▶

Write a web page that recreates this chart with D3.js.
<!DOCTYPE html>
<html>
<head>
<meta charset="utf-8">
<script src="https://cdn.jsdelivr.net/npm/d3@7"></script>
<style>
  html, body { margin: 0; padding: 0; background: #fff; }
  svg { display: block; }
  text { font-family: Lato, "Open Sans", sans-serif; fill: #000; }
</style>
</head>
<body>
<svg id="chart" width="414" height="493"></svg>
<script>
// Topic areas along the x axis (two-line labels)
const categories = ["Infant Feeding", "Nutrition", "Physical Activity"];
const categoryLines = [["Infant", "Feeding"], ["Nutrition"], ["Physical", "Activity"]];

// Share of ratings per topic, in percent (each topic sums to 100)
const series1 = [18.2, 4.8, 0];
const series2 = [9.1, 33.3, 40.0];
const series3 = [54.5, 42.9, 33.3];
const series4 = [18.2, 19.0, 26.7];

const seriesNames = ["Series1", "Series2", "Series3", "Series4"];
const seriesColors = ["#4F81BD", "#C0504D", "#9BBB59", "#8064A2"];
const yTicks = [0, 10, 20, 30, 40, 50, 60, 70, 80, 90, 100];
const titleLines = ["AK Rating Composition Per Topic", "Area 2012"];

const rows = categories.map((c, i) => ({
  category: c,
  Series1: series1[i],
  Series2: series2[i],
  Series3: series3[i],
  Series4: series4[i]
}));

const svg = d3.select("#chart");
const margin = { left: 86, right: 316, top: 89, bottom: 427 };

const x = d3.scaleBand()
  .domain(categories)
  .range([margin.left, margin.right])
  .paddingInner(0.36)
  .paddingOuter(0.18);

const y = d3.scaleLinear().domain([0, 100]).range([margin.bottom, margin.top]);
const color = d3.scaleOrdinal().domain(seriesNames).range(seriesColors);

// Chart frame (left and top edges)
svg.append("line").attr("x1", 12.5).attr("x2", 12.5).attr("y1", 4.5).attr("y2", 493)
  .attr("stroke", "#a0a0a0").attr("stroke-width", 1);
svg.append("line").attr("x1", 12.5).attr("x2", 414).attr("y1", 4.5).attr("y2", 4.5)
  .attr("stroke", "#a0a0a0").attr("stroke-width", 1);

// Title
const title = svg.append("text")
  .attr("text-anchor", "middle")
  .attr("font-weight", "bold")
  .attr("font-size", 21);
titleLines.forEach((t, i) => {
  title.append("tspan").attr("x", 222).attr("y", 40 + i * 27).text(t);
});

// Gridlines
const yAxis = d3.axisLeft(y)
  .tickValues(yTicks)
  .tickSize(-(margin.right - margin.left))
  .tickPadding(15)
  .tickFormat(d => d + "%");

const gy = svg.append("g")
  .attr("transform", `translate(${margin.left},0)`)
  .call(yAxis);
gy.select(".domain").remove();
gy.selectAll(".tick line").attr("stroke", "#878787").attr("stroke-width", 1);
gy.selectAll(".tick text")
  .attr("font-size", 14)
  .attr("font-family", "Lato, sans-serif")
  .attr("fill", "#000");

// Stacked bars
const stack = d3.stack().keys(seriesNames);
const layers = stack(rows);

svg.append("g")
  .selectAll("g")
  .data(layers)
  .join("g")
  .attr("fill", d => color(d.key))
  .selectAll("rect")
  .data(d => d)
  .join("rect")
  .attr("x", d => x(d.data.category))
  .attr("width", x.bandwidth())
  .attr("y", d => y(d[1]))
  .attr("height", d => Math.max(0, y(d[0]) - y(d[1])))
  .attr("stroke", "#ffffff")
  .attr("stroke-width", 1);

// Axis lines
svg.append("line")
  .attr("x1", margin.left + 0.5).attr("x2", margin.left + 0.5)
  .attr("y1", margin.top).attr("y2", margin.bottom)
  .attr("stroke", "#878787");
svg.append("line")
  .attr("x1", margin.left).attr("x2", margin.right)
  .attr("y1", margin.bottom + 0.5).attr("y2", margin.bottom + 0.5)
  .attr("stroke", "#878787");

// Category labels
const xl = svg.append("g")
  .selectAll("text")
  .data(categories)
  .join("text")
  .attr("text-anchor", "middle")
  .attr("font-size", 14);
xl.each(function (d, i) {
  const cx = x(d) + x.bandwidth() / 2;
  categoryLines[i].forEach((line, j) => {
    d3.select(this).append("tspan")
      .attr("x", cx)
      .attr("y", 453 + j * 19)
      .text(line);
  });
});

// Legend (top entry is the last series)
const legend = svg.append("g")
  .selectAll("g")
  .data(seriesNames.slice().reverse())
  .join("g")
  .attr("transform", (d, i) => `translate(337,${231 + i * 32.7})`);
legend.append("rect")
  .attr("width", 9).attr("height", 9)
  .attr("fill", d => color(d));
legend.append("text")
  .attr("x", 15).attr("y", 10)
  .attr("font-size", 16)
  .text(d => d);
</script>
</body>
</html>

◀

→ What is being asked
Pull every line containing "this" out of the data above.

→ Response below
Write a web page that recreates this chart with D3.js.
    d3.select(this).append("tspan")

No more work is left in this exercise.